I had some business in London, and decided I might as well fly home via New York and then Houston.
My own past experience of New York is that it is a hard place to like. For my money, it is too noisy, too ugly, the people (or at least some of them) are too graceless and I do not cope well with the smell of urine and vomit in the streets being never far away. But this time, surprisingly, I enjoyed myself.
Partly, of course, this was because it was such a pleasure to spend some time with my son Charlie, and to see how happy he is with his beloved. And partly it was because the Penn Club, where I stayed, was very civilised, with a decent library.

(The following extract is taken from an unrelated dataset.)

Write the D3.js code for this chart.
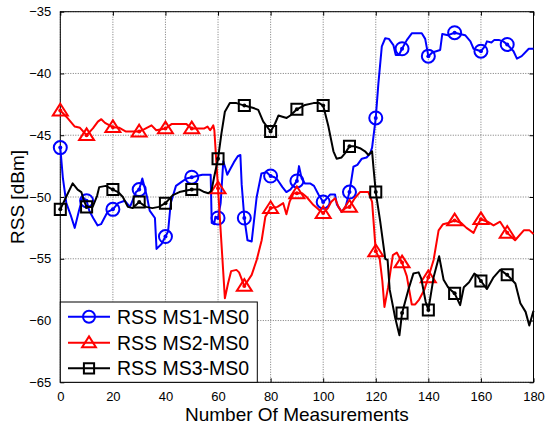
<!DOCTYPE html>
<html><head><meta charset="utf-8">
<script src="https://cdn.jsdelivr.net/npm/d3@7"></script>
<style>body{margin:0;background:#fff}svg{display:block}</style>
</head><body><svg id="c" width="545" height="428"></svg>
<script>
const xTicks = [0,20,40,60,80,100,120,140,160,180];
const yTicks = [-65,-60,-55,-50,-45,-40,-35];
const markerXs = [0,10,20,30,40,50,60,70,80,90,100,110,120,130,140,150,160,170];
const seriesNames = ["RSS MS1-MS0","RSS MS2-MS0","RSS MS3-MS0"];
const xLabel = "Number Of Measurements";
const yLabel = "RSS [dBm]";

const ms1X = [0,1,2.3,4,5.5,7,8.5,10,11,12.5,14.2,15.5,18,20,22,24.5,26.5,28.8,30,31.2,33,34,36,36.6,38.5,40,41,42,44,46,48,50,52,54,56,57.2,57.6,58.5,59,60,61,62,63,63.5,64.5,66,67.5,68.5,69,70,71.2,72.8,74.7,76.5,78.5,80,81.5,82.6,84.5,86,87.5,89,90,90.8,91.8,93,95,96.5,98.2,100,101,102.6,104.5,105.2,107,108.5,110,111.5,113,114.7,116.5,117.8,118.6,120,121,122.3,123.6,125,126.7,127.6,128.8,130,131.8,133.7,137.5,138.8,140,141.5,143,144.5,145.3,147.5,150,152,154,156,157.2,160,161.5,162.3,164,165,167,168.5,170,172.4,173.7,175.5,178.2,180];
const ms1Y = [-46,-48.5,-50.5,-51.5,-52.5,-51.2,-50,-50.3,-51.1,-51.7,-52.3,-52.2,-51.2,-51,-50.5,-50.3,-50.8,-49.6,-49.4,-48.5,-50,-51.1,-51.7,-54.2,-53.8,-53.2,-52.8,-50.5,-49.1,-48.8,-48.5,-48.4,-48.3,-48.2,-48.2,-48.2,-52.1,-52.2,-51.6,-51.7,-50.5,-47.1,-47.8,-48.2,-47.8,-47.2,-46.7,-46.6,-49,-51.7,-53.5,-53.6,-50,-48.1,-48,-48.3,-48.4,-48.6,-49.2,-49.6,-49.4,-49,-48.7,-47.5,-48.5,-48.9,-48.9,-49.1,-49.8,-50.4,-50.2,-49.8,-49.8,-50.6,-51.2,-50.8,-49.6,-47.55,-47.4,-46.9,-46.8,-46.5,-46,-43.6,-40.8,-37.8,-37.15,-37.2,-37.7,-38.5,-38.5,-38,-37.3,-36.75,-36.75,-37.2,-38.6,-38.3,-38.2,-38.1,-36.8,-36.9,-36.7,-36.8,-36.9,-37.4,-38,-38.2,-37.8,-37.4,-37.5,-37.3,-37.3,-37.4,-37.65,-38.2,-38.8,-38.6,-38,-38];

const ms2X = [0,2.3,5.5,7.5,10,12.4,14.3,15.6,17,20,22.5,25,28,30,32,34.7,36.5,40,42.3,44,48,50,52,54.8,56,57,57.5,58.2,58.6,60,62.6,63.8,65,67,68,70,72.8,74.7,76.6,78,80,82.6,84.8,86,87.2,88.7,90,92,93.7,96.3,98.2,100,101.8,103,104.5,105.8,107,108.5,110,112,114,117.2,118.6,119.2,120,121.5,122.5,123.3,124.7,126.5,128,130,131.8,133.7,135,136.5,138.5,140,142,143.9,145.6,147.5,150,152.5,154.5,157.2,158.5,160,162.5,164.8,167.3,170,173,176.3,178.5,180];
const ms2Y = [-43,-43.5,-44.3,-44.4,-45,-44.45,-43.9,-43.7,-44,-44.35,-44.4,-44.7,-44.7,-44.7,-44.5,-44.2,-44.6,-44.45,-44.1,-44.1,-44.1,-44.45,-44.45,-44.45,-44.3,-44.6,-44.45,-44.2,-44.6,-49.3,-58.2,-57,-56,-55.9,-56.1,-57.2,-56.3,-55.1,-53.5,-51.6,-50.9,-50.8,-50.5,-51.4,-50.4,-49.7,-49.7,-49.7,-50,-50.65,-51,-51.3,-50.9,-50.4,-50.1,-50.8,-51.2,-50.9,-50.8,-50.1,-49.6,-49.6,-50.4,-52.1,-54.4,-55,-56.8,-58.9,-57.3,-54.7,-54.5,-55.3,-56.4,-58.7,-58.7,-58.3,-57.5,-56.5,-55.1,-52.7,-52.2,-52.1,-51.9,-52.1,-52.5,-52.9,-52.3,-51.8,-52,-52.3,-52,-52.9,-53.5,-52.7,-52.7,-53];

const ms3X = [0,2.2,4.7,6.6,8,9,10,12.3,14,14.8,17.3,20,22,23.8,25.7,27.5,30,32.6,35,37.5,40,42.8,45.3,47.5,50,53,54.8,56.3,57.5,58.5,60,61.3,62.6,64.5,67,70,73.5,75.3,77.2,80,81.7,83,84.5,86.1,87.5,90,93.1,96.3,98.5,100,102,103.9,105.1,107,108.5,110,112,114,115.9,117.2,118.6,119.1,120,121.7,123.6,124.5,125.3,127.4,129,130,132.4,134.3,136.3,137.3,139,140,142,144.1,145.8,147.5,148.9,150,152.1,153.5,155.5,157.5,158.7,160,162.3,164.8,167.3,170,173.1,175,177,178.4,180];
const ms3Y = [-51,-50,-48.9,-49.4,-49.6,-50.3,-50.8,-50.8,-49.9,-49.2,-49.1,-49.4,-49.6,-50,-50.8,-50.9,-50.4,-50.8,-50.9,-50.8,-50.5,-49.85,-49.6,-49.5,-49.4,-49.4,-49.6,-49.7,-49.5,-48.4,-46.9,-44.85,-43.1,-42.4,-42.4,-42.6,-42.8,-42.95,-43.9,-44.7,-44.05,-43.4,-43.5,-43.6,-43.4,-42.9,-42.55,-42.4,-42.4,-42.6,-44.3,-46.3,-46.9,-46.8,-46.4,-45.9,-45.9,-46.05,-46.3,-46.6,-46.3,-47.55,-49.6,-52,-55,-55.1,-57.5,-59.8,-61.2,-59.4,-57.5,-56.2,-56.1,-56.6,-58.5,-59.15,-56.5,-54.8,-56.7,-57.3,-57.6,-57.8,-58.75,-57.3,-56.9,-56.2,-56.4,-56.8,-57.45,-56.5,-55.9,-56.3,-57,-58.6,-59.3,-60.4,-59.2];

const colors = ["#0000ff","#ff0000","#000000"];
const markerTypes = ["circle","triangle","square"];

const series = [
  {name: seriesNames[0], xs: ms1X, ys: ms1Y, color: colors[0], marker: markerTypes[0]},
  {name: seriesNames[1], xs: ms2X, ys: ms2Y, color: colors[1], marker: markerTypes[1]},
  {name: seriesNames[2], xs: ms3X, ys: ms3Y, color: colors[2], marker: markerTypes[2]}
];

const L = 60.3, R = 533.5, T = 11.7, B = 382.3;
const svg = d3.select("#c");
const x = d3.scaleLinear().domain([0,180]).range([L,R]);
const y = d3.scaleLinear().domain([-65,-35]).range([B,T]);
const font = "'Liberation Sans', Arial, sans-serif";

svg.append("rect").attr("x",0).attr("y",0).attr("width",545).attr("height",428).attr("fill","#fff");

// grid
const grid = svg.append("g").attr("stroke","#555").attr("stroke-width",0.8).attr("stroke-dasharray","1,1.5");
xTicks.forEach(t => grid.append("line").attr("x1",x(t)).attr("x2",x(t)).attr("y1",T).attr("y2",B));
yTicks.forEach(t => grid.append("line").attr("y1",y(t)).attr("y2",y(t)).attr("x1",L).attr("x2",R));

// axes
const xAxis = d3.axisBottom(x).tickValues(xTicks).tickSize(-4).tickPadding(9).tickFormat(d3.format("d"));
const yAxis = d3.axisLeft(y).tickValues(yTicks).tickSize(-4).tickPadding(8).tickFormat(d3.format("d"));
const gx = svg.append("g").attr("transform",`translate(0,${B})`).call(xAxis);
const gy = svg.append("g").attr("transform",`translate(${L},0)`).call(yAxis);
const gxt = svg.append("g").attr("transform",`translate(0,${T})`).call(d3.axisTop(x).tickValues(xTicks).tickSize(-4).tickFormat(""));
const gyr = svg.append("g").attr("transform",`translate(${R},0)`).call(d3.axisRight(y).tickValues(yTicks).tickSize(-4).tickFormat(""));
[gx,gy,gxt,gyr].forEach(g => {
  g.select(".domain").remove();
  g.selectAll("line").attr("stroke","#000").attr("stroke-width",1);
  g.selectAll("text").attr("font-family",font).attr("font-size","13px").attr("fill","#000");
});
gy.selectAll("text").attr("dx","-1");

// frame
svg.append("rect").attr("x",L).attr("y",T).attr("width",R-L).attr("height",B-T)
  .attr("fill","none").attr("stroke","#000").attr("stroke-width",1);

// marker path generator
function markerPath(type, s) {
  if (type === "circle") return d3.symbol().type(d3.symbolCircle).size(Math.PI*s*s)();
  if (type === "square") { const h = s*0.85; return `M${-h},${-h}H${h}V${h}H${-h}Z`; }
  const w = s*1.15, h1 = s*1.05, h2 = s*0.75;
  return `M0,${-h1}L${w},${h2}L${-w},${h2}Z`;
}

const line = d3.line().x(d => x(d[0])).y(d => y(d[1]));
const plot = svg.append("g");
series.forEach(s => {
  const pts = s.xs.map((v,i) => [v, s.ys[i]]);
  plot.append("path").attr("d", line(pts)).attr("fill","none").attr("stroke",s.color)
    .attr("stroke-width",2).attr("stroke-linejoin","round");
  const mk = pts.filter(p => markerXs.includes(p[0]));
  const g = plot.append("g");
  mk.forEach(p => {
    g.append("path").attr("d", markerPath(s.marker, 6.5))
      .attr("transform",`translate(${x(p[0])},${y(p[1])})`)
      .attr("fill","none").attr("stroke",s.color).attr("stroke-width",2);
    g.append("circle").attr("cx",x(p[0])).attr("cy",y(p[1])).attr("r",2).attr("fill",s.color);
  });
});

// labels
svg.append("text").attr("x",(L+R)/2).attr("y",421).attr("text-anchor","middle")
  .attr("font-family",font).attr("font-size","19px").text(xLabel);
svg.append("text").attr("transform",`translate(24,${(T+B)/2}) rotate(-90)`).attr("text-anchor","middle")
  .attr("font-family",font).attr("font-size","19px").text(yLabel);

// legend
const lg = svg.append("g");
const lgX = L, lgY = 302, lgW = 197, lgH = B - 302;
lg.append("rect").attr("x",lgX).attr("y",lgY).attr("width",lgW).attr("height",lgH)
  .attr("fill","#fff").attr("stroke","#000").attr("stroke-width",1);
const rows = [316.7, 342.7, 368.3];
series.forEach((s,i) => {
  const cy = rows[i];
  lg.append("line").attr("x1",68).attr("x2",110).attr("y1",cy).attr("y2",cy).attr("stroke",s.color).attr("stroke-width",2);
  lg.append("path").attr("d", markerPath(s.marker, 6)).attr("transform",`translate(89,${cy})`)
    .attr("fill","none").attr("stroke",s.color).attr("stroke-width",2);
  lg.append("text").attr("x",117).attr("y",cy).attr("dy","0.36em").attr("font-family",font)
    .attr("font-size","19.5px").attr("fill","#000").text(s.name);
});
</script></body></html>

But there are things I do not understand about New York. For example, why do the immigration officials need to be so gratuitously unpleasant. Unlike Heathrow, where one is met with a smile and a, “Good morning. May I see you passport, sir?” the reception at JFK is as though one is a felon being processed for a period of incarceration. Not all New Yorkers are like this, of course. The servers in restaurants are typically helpful and charming. Then again, the servers in NY restaurants rely on tips. Perhaps they should stop paying the US immigration officials, and make them rely on tips?
It was 4th July, so we planned to go to Charlie’s girlfriend’s roof terrace to watch the fireworks. But it was raining. So we didn’t. Being 4th July – Independence Day – the New York Times back page reproduced the whole of the Declaration of Independence of 1776. Including a facsimile.
If I were American, I would be tempted to avoid any recitation of this text, which takes cant and hypocrisy to heights rarely matched inhuman history, but to gloss over it. It contains these famous words:
We hold these truths to be self-evident, that all men are created equal, that they are endowed by their Creator with certain unalienable Rights, that among these are Life, Liberty and the pursuit of Happiness…
But the signatories were in large measure slave owners, who had no intention of giving their slaves their liberty, or of treating them equally. This not just a reflection of different standards prevailing at the time – it was just 4 years after Somersett’s Case in England, in which Lord Mansfield held slavery was contrary to the law:
The state of slavery is of such a nature that it is incapable of being introduced on any reasons, moral or political, but only by positive law [statute], which preserves its force long after the reasons, occasions, and time itself from whence it was created, is erased from memory. It is so odious, that nothing can be suffered to support it, but positive law. Whatever inconveniences, therefore, may follow from the decision, I cannot say this case is allowed or approved by the law of England; and therefore the black must be discharged.
It is hard to dispel the notion that one of the main objectives of the rebels in seeking independence in 1776 was to enable them to keep their slaves – which they did for another 70 years.
The Declaration goes on to a turgid list of complaints against the King. Including:
He is at this time transporting large Armies of foreign Mercenaries to compleat the works of death, desolation and tyranny, already begun with circumstances of Cruelty & perfidy scarcely paralleled in the most barbarous ages, and totally unworthy the Head of a civilized nation.
Which was very rich, bearing in mind that the only reason the rebels won the war was French intervention on a massive scale, providing the rebel with materiel and money. On such a scale, indeed, as to bankrupt the French nation and lead to the French Revolution just a dozen years later.
The complaints go on:
He has excited domestic insurrections amongst us, and has endeavoured to bring on the inhabitants of our frontiers, the merciless Indian Savages…
Well, the King and the loyalists were not exactly trying to “bring on” the native American Indians, but unlike the rebels, had no taste for their genocide. Unlike the rebels, the loyalists understood that, by and large, it is better to leave in peace with one’s neighbours than to try to exterminate them.
Hey ho. I suppose that there is something admirable about the American pride in its own history, even if that history has, shall we say, a less than pleasant odour.